I heard that one of Diane’s grand kids stated he was her favorite.  Another objected that she was her favorite.  A few more joined in saying that they thought grandma liked them best. My sister Diane was always loving, present, and optimistic with her grand kids and I believe that’s why each of them though they were her favorite.
I’d like to conclude by reading a story that came to my email inbox just yesterday:
I had a very special teacher in high school many years ago whose husband died suddenly of a heart attack. About a week after his death, she shared some of her insight with a classroom of students.
          As the late afternoon sunlight came streaming in through the classroom windows and the class was nearly over, she moved a few things aside on the edge of her desk and sat down there. With a gentle look of reflection on her face, she paused and said, "Before class is over, I would like to share with all of you a thought that is unrelated to class, but which I feel is very important."
          Each of us is put here on earth to learn, share, love, appreciate and give of ourselves. None of us knows when this fantastic experience will end. It can end at any moment. Perhaps knowing this is God's way of telling us that we must make the most out of every single day."
          Her eyes beginning to water, but she went on, "So I would like you all to make me a promise. From now on, on your way to school, or on your way home, find something beautiful to notice. It doesn't have to be something you see… it could be a scent-perhaps of freshly baked bread wafting out of someone's house, the wind rustling the leaves in the trees, or the way the morning light catches one autumn leaf as it falls gently to the ground.
          Please look for these things, and cherish them. For, although it may sound trite to some, these things are "the stuff" of life. The little things we are put here on earth to enjoy. The things we often take for granted. We must make it important to notice them, for at any time..."
          The class was completely quiet. We all picked up our books and filed out of the room silently. That afternoon, I noticed more things on my way home from school than I had that whole semester.
          Every once in a while, I think of that teacher and remember what an impression she made on all of us, and I try to appreciate all of those things that sometimes we all overlook.
          Take notice of something special you see on your lunch hour today. Go barefoot. Or walk on the beach at sunset.

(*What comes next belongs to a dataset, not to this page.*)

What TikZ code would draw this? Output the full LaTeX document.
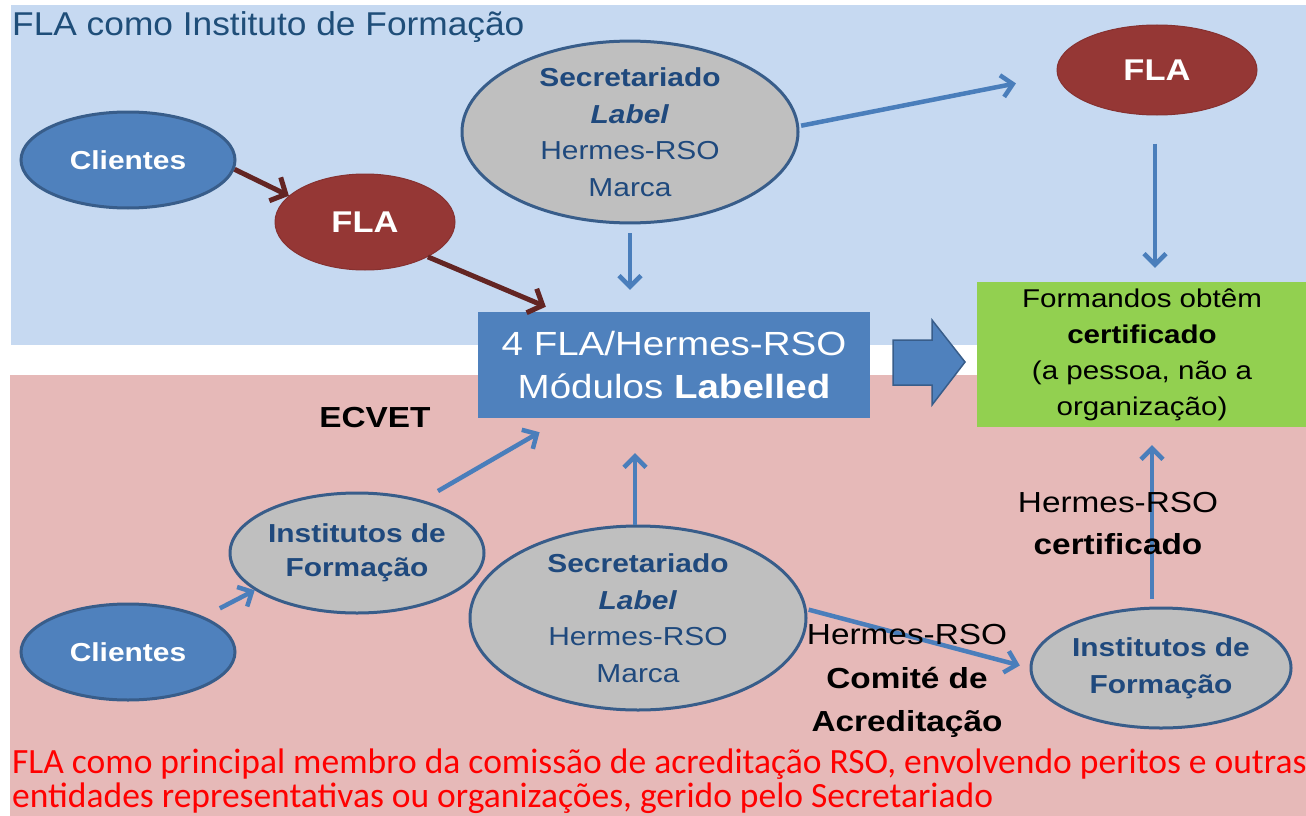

Stop off on the way home tonight to get a double-dip ice cream cone. For as we get older, it is not the things we did that we often regret, but the things we didn't do.”
          This is how I will remember my sister Diane.
          She was kind. She was generous. She took the time to be present and positive with every little thing with her grandchildren… and she was always willing to stop for ice cream, to laugh, or to look at a butterfly.
          She always loved me and for that I am grateful.